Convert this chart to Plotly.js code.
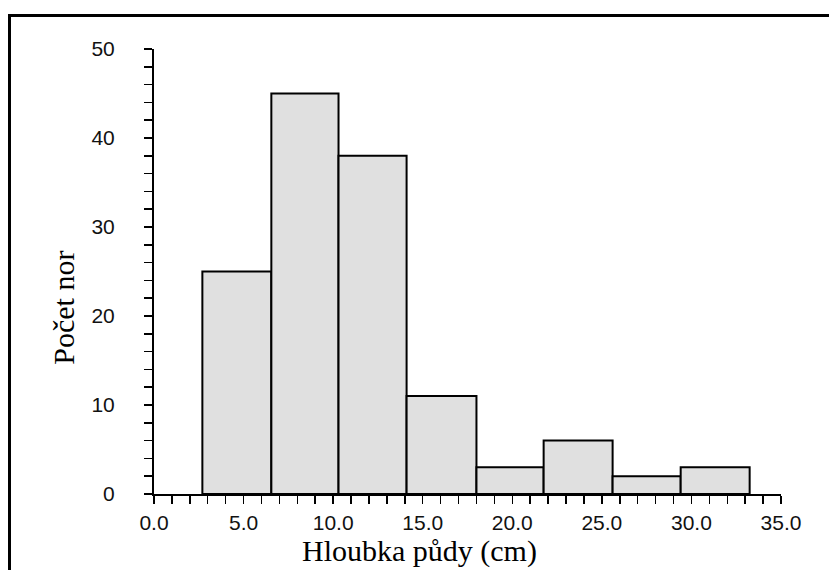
<!DOCTYPE html>
<html>
<head>
<meta charset="utf-8">
<script src="https://cdn.plot.ly/plotly-3.0.1.min.js"></script>
<style>
  html, body { margin: 0; padding: 0; background: #fff; overflow: hidden; }
  #wrap { position: relative; width: 829px; height: 570px; }
  #chart { position: absolute; left: 0; top: 0; width: 829px; height: 570px; }
  #frame { position: absolute; left: 8px; top: 14px; width: 900px; height: 700px;
           border-left: 3px solid #000; border-top: 3px solid #000; pointer-events: none; }
</style>
</head>
<body>
<div id="wrap">
  <div id="chart"></div>
  <div id="frame"></div>
</div>
<script>
// Histogram data
const binEdges = [2.7, 6.55, 10.3, 14.1, 18.0, 21.75, 25.6, 29.4, 33.25];
const counts = [25, 45, 38, 11, 3, 6, 2, 3];
const xTitle = 'Hloubka půdy (cm)';
const yTitle = 'Počet nor';

const centers = counts.map((c, i) => (binEdges[i] + binEdges[i + 1]) / 2);
const widths = counts.map((c, i) => binEdges[i + 1] - binEdges[i]);

const trace = {
  type: 'bar',
  x: centers,
  y: counts,
  width: widths,
  marker: { color: '#e0e0e0', line: { color: '#000', width: 2 } },
  hoverinfo: 'x+y'
};

const tickFont = { family: 'Liberation Sans, Arial, sans-serif', size: 21, color: '#111' };
const titleFont = { family: 'Liberation Serif, Times New Roman, serif', size: 30, color: '#000' };

const layout = {
  width: 829,
  height: 570,
  margin: { l: 154, r: 48, t: 49, b: 76 },
  paper_bgcolor: '#fff',
  plot_bgcolor: '#fff',
  showlegend: false,
  bargap: 0,
  xaxis: {
    range: [0, 35],
    dtick: 5,
    tick0: 0,
    tickformat: '.1f',
    showgrid: false,
    zeroline: false,
    showline: true,
    linecolor: '#000',
    linewidth: 2,
    ticks: 'outside',
    ticklen: 8,
    tickwidth: 1.5,
    tickcolor: '#000',
    tickfont: tickFont,
    ticklabelstandoff: 1,
    minor: { dtick: 1, ticks: 'outside', ticklen: 8, tickwidth: 1.5, tickcolor: '#000', showgrid: false },
    fixedrange: true
  },
  yaxis: {
    range: [0, 50],
    dtick: 10,
    tick0: 0,
    showgrid: false,
    zeroline: false,
    showline: true,
    linecolor: '#000',
    linewidth: 2,
    ticks: 'outside',
    ticklen: 8,
    tickwidth: 1.5,
    tickcolor: '#000',
    tickfont: tickFont,
    ticklabelstandoff: 25,
    minor: { dtick: 2, ticks: 'outside', ticklen: 8, tickwidth: 1.5, tickcolor: '#000', showgrid: false },
    fixedrange: true
  },
  annotations: [
    {
      text: xTitle, xref: 'paper', yref: 'paper', x: 0.424, y: -0.127,
      xanchor: 'center', yanchor: 'middle', showarrow: false, font: titleFont
    },
    {
      text: yTitle, xref: 'paper', yref: 'paper', x: -0.144, y: 0.418,
      xanchor: 'center', yanchor: 'middle', textangle: -90, showarrow: false, font: titleFont
    }
  ]
};

Plotly.newPlot('chart', [trace], layout, { displayModeBar: false, staticPlot: true });
</script>
</body>
</html>
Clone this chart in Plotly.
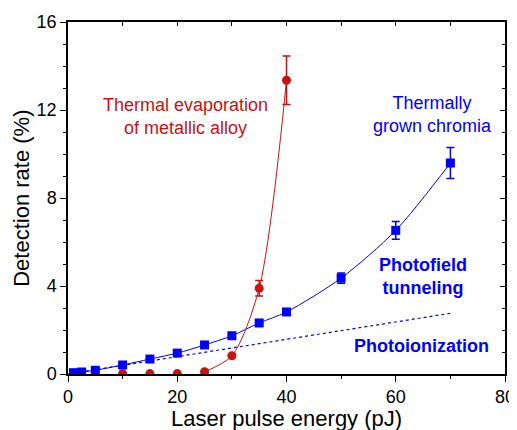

WHAT YOU HAVE TO DO
Exactly as they appear, print the lines of the listing above from its first line through the line that contains "Serif, Times New", minus the pictures.

WORKED SOLUTION
Convert this chart to Plotly.js code.
<!DOCTYPE html>
<html>
<head>
<meta charset="utf-8">
<script src="https://cdn.plot.ly/plotly-3.0.1.min.js"></script>
<style>
  html, body { margin: 0; padding: 0; background: #fff; overflow: hidden; }
  #wrap { position: relative; width: 829px; height: 570px; }
  #chart { position: absolute; left: 0; top: 0; width: 829px; height: 570px; }
  #frame { position: absolute; left: 8px; top: 14px; width: 900px; height: 700px;
           border-left: 3px solid #000; border-top: 3px solid #000; pointer-events: none; }
</style>
</head>
<body>
<div id="wrap">
  <div id="chart"></div>
  <div id="frame"></div>
</div>
<script>
// Histogram data
const binEdges = [2.7, 6.55, 10.3, 14.1, 18.0, 21.75, 25.6, 29.4, 33.25];
const counts = [25, 45, 38, 11, 3, 6, 2, 3];
const xTitle = 'Hloubka půdy (cm)';
const yTitle = 'Počet nor';

const centers = counts.map((c, i) => (binEdges[i] + binEdges[i + 1]) / 2);
const widths = counts.map((c, i) => binEdges[i + 1] - binEdges[i]);

const trace = {
  type: 'bar',
  x: centers,
  y: counts,
  width: widths,
  marker: { color: '#e0e0e0', line: { color: '#000', width: 2 } },
  hoverinfo: 'x+y'
};

const tickFont = { family: 'Liberation Sans, Arial, sans-serif', size: 21, color: '#111' };
const titleFont = { family: 'Liberation Serif, Times New Roman, serif', size: 30, color: '#000' };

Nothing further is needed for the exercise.